In this tutorial, we explored how Linear Regression can be used to predict the number of bicycle rentals based on temperature. You learned how to visualize data, create and train a model, make predictions, and evaluate the model’s performance.

This guide is a great starting point for anyone looking to understand machine learning basics, especially Linear Regression. If you have any questions or need further clarification, feel free to ask!

FAQs

How to improve the linear regression model

To improve your linear regression model or provide more insights into its performance, you could explore further

1. Exploring Additional Features

• Add More Features: If you have more data, consider including additional variables (features) that might influence bicycle rentals, such as:
  • Humidity: Higher humidity may reduce rentals.
  • Day of the Week: Weekends may see higher rentals.
  • Precipitation: Rainy days may result in fewer rentals.

By including more features, the model might capture more variability and improve prediction accuracy.

2. Using R-squared (Coefficient of Determination)

• R-squared (R²): This metric indicates how well the independent variable(s) explain the variability of the dependent variable. R² values range from 0 to 1, with values closer to 1 indicating that the model explains most of the variance in the target variable.

r_squared = model.score(temperatures, rentals)
print(f"R-squared: {r_squared}")

3. Cross-Validation

K-Fold Cross-Validation: This method splits the data into ‘k’ subsets, training the model on ‘k-1’ subsets and validating it on the remaining subset. This process repeats ‘k’ times, and the average error across all ‘k’ trials gives a more reliable estimate of model performance.

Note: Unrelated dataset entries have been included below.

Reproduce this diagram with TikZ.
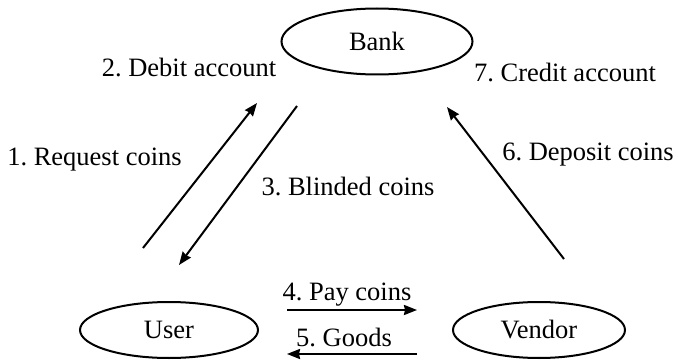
\documentclass[tikz,border=0pt]{standalone}
\usepackage{fontspec}
\setmainfont{Liberation Serif}
\frenchspacing
\usetikzlibrary{shapes.geometric,arrows.meta}
\begin{document}
\begin{tikzpicture}[x=1pt,y=-1pt,
  party/.style={ellipse,draw,line width=2pt,inner sep=0pt,font=\fontsize{26.5}{30}\selectfont},
  lbl/.style={inner sep=0pt,anchor=base,font=\fontsize{26.5}{30}\selectfont},
  flow/.style={line width=2pt,-{Stealth[length=13pt,width=10pt,inset=1pt]}}]
\useasboundingbox (0,0) rectangle (678,361);
% parties
\node[party,minimum width=191pt,minimum height=66pt] (bank) at (377,41.5) {Bank};
\node[party,minimum width=178pt,minimum height=56pt] (user) at (169,330) {User};
\node[party,minimum width=172pt,minimum height=56pt] (vendor) at (539,330) {Vendor};
% endpoints of the message arrows
\coordinate (reqA) at (143,248);
\coordinate (reqB) at (257,103);
\coordinate (blA) at (297,106);
\coordinate (blB) at (179,265);
\coordinate (depA) at (564,259);
\coordinate (depB) at (447,107);
\coordinate (payA) at (287,310);
\coordinate (payB) at (417,310);
\coordinate (gdA) at (417,354);
\coordinate (gdB) at (287,354);
% messages
\draw[flow] (reqA) -- (reqB);
\draw[flow] (blA) -- (blB);
\draw[flow] (depA) -- (depB);
\draw[flow] (payA) -- (payB);
\draw[flow] (gdA) -- (gdB);
% labels
\node[lbl] (debit) at (189,77) {2. Debit account};
\node[lbl] (credit) at (565,82) {7. Credit account};
\node[lbl] (request) at (94.5,165) {1. Request coins};
\node[lbl] (blind) at (348,195) {3. Blinded coins};
\node[lbl] (deposit) at (588,160) {6. Deposit coins};
\node[lbl] (pay) at (347,300) {4. Pay coins};
\node[lbl] (goods) at (344,346) {5. Goods};
\end{tikzpicture}
\end{document}
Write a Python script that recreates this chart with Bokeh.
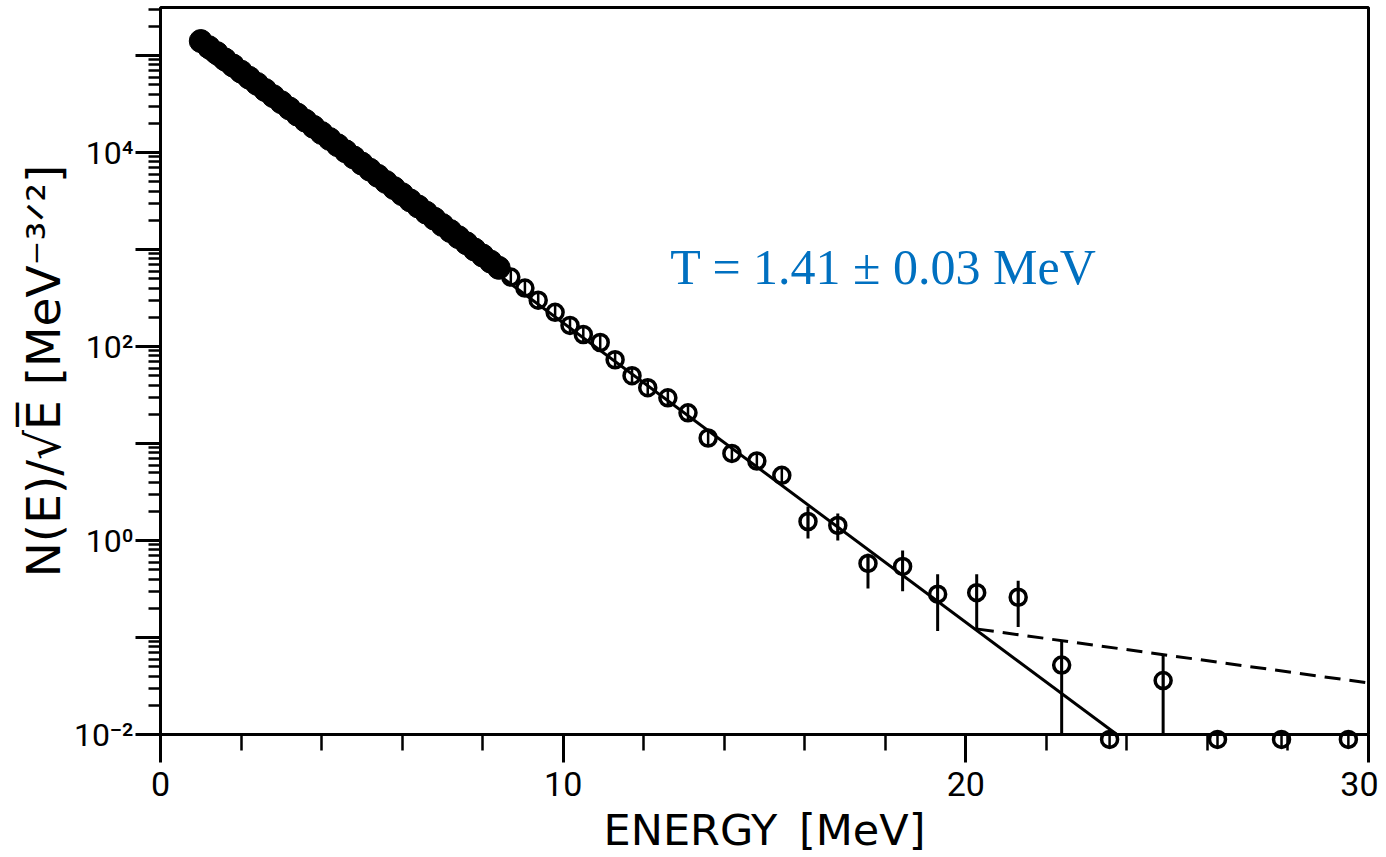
import math
from bokeh.plotting import figure
from bokeh.models import FixedTicker, Label, Range1d
from bokeh.embed import file_html
from bokeh.resources import INLINE

# ---- data ----
# densely binned low-energy spectrum (points overlap into a solid band)
dense_e = [1.0, 1.2, 1.4, 1.6, 1.8, 2.0, 2.2, 2.4, 2.6, 2.8, 3.0, 3.2, 3.4, 3.6,
           3.8, 4.0, 4.2, 4.4, 4.6, 4.8, 5.0, 5.2, 5.4, 5.6, 5.8, 6.0, 6.2, 6.4,
           6.6, 6.8, 7.0, 7.2, 7.4, 7.6, 7.8, 8.0, 8.2, 8.4]
dense_n = [141000, 122000, 106000, 91200, 78900, 68200, 59000, 51000, 44100,
           38100, 33000, 28500, 24600, 21300, 18400, 15900, 13800, 11900, 10300,
           8890, 7690, 6650, 5750, 4970, 4300, 3720, 3210, 2780, 2400, 2080,
           1790, 1550, 1340, 1160, 1000, 867, 750, 648]
# individual points (open circles)
pts_e = [8.7, 9.05, 9.38, 9.80, 10.17, 10.5, 10.92, 11.29, 11.71, 12.1,
         12.6, 13.1, 13.6, 14.19, 14.81, 15.43, 16.08, 16.82, 17.57, 18.43,
         19.3, 20.27, 21.3, 22.38, 24.9]
pts_n = [520, 400, 300, 225, 165, 133, 110, 73, 50, 37.6, 29.6, 20.7,
         11.4, 7.9, 6.6, 4.7, 1.57, 1.43, 0.58, 0.54, 0.28, 0.29, 0.26, 0.052,
         0.036]
# points sitting on the lower edge (zero counts)
zero_e = [23.57, 26.25, 27.84, 29.5]
zero_n = [0.0089, 0.0089, 0.0089, 0.0089]
# error bars
err_e = [16.08, 16.82, 17.57, 18.43, 19.3, 20.27, 21.3, 22.38, 24.9]
err_lo = [1.05, 1.0, 0.32, 0.30, 0.117, 0.12, 0.128, 0.01, 0.01]
err_hi = [2.24, 1.9, 0.73, 0.79, 0.45, 0.45, 0.385, 0.094, 0.067]
# exponential fit (T = 1.41 MeV) and upper-limit line
fit_e = [1.0, 23.75]
fit_n = [1.05e5, 0.01]
upper_e = [20.3, 30.0]
upper_n = [0.122, 0.034]

x_major = [0, 10, 20, 30]
x_minor = [2, 4, 6, 8, 12, 14, 16, 18, 22, 24, 26, 28]
y_decades = [-2, -1, 0, 1, 2, 3, 4, 5]
y_labels = {-2: "10\u207b\u00b2", 0: "10\u2070", 2: "10\u00b2", 4: "10\u2074"}

# ---- figure ----
p = figure(width=1378, height=857, x_range=Range1d(0, 30),
           y_range=Range1d(0.01, 10 ** 5.495), y_axis_type="log",
           output_backend="svg", toolbar_location=None,
           min_border_left=160, min_border_right=10, min_border_top=7,
           min_border_bottom=122)
p.background_fill_color = "white"
p.border_fill_color = "white"
p.outline_line_color = "black"
p.outline_line_width = 3
p.grid.visible = False

y_major = [10.0 ** k for k in y_decades]
y_minor = [m * 10.0 ** k for k in y_decades[:-1] for m in range(2, 10)] + \
          [m * 10.0 ** 5 for m in (2, 3)]

xa = p.xaxis[0]
xa.ticker = FixedTicker(ticks=x_major, minor_ticks=x_minor)
ya = p.yaxis[0]
ya.ticker = FixedTicker(ticks=y_major, minor_ticks=y_minor)
ya.major_label_overrides = {10.0 ** k: y_labels.get(k, "") for k in y_decades}

for ax in (xa, ya):
    ax.axis_line_width = 3
    ax.major_tick_line_width = 3
    ax.minor_tick_line_width = 2.5
    ax.major_tick_in = 0
    ax.minor_tick_in = 0
    ax.major_label_text_color = "black"
    ax.axis_label_text_color = "black"
    ax.axis_label_text_font_style = "normal"
xa.major_tick_out = 28
xa.minor_tick_out = 16
ya.major_tick_out = 25
ya.minor_tick_out = 12

xa.major_label_text_font = "Roboto"
xa.major_label_text_font_size = "34px"
xa.major_label_standoff = 9
ya.major_label_text_font = "Roboto"
ya.major_label_text_font_size = "32px"
ya.major_label_standoff = 2

xa.axis_label = "ENERGY\u2002[MeV]"
xa.axis_label_text_font = "DejaVu Sans"
xa.axis_label_text_font_size = "43px"
xa.axis_label_standoff = 6
ya.axis_label = "N(E)/\u221aE\u0305 [MeV\u207b\u00b3\u141f\u00b2]"
ya.axis_label_text_font = "DejaVu Sans"
ya.axis_label_text_font_size = "47px"
ya.axis_label_standoff = 0

# ---- glyphs ----
p.line(fit_e, fit_n, line_color="black", line_width=3)
p.line(upper_e, upper_n, line_color="black", line_width=3, line_dash="16 9")
p.segment(x0=err_e, y0=err_lo, x1=err_e, y1=err_hi, line_color="black", line_width=3)
p.scatter(dense_e, dense_n, marker="circle", size=23, fill_color="black",
          line_color="black")
p.scatter(pts_e, pts_n, marker="circle", size=16, fill_alpha=0,
          line_color="black", line_width=3.5)
p.scatter(pts_e, pts_n, marker="dash", angle=math.pi / 2, size=16,
          line_color="black", line_width=2.5)
r1 = p.scatter(zero_e, zero_n, marker="circle", size=16, fill_alpha=0,
               line_color="black", line_width=3.5)
r2 = p.scatter(zero_e, zero_n, marker="dash", angle=math.pi / 2, size=16,
               line_color="black", line_width=2.5)
r1.level = "overlay"
r2.level = "overlay"

p.add_layout(Label(x=12.66, y=665, text="T = 1.41 \u00b1 0.03 MeV",
                   text_font="Liberation Serif", text_font_size="50px",
                   text_color="#0070C0", text_baseline="alphabetic"))

open("out.html", "w").write(file_html(p, INLINE))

from sklearn.model_selection import cross_val_score

# Perform 5-Fold Cross-Validation
cv_scores = cross_val_score(model, temperatures, rentals, cv=5, scoring='neg_mean_squared_error')
print(f"Cross-Validation MSE: {abs(cv_scores.mean())}")

Cross-validation provides a more robust evaluation by reducing the impact of random data splits. The average MSE across folds gives a better sense of model performance.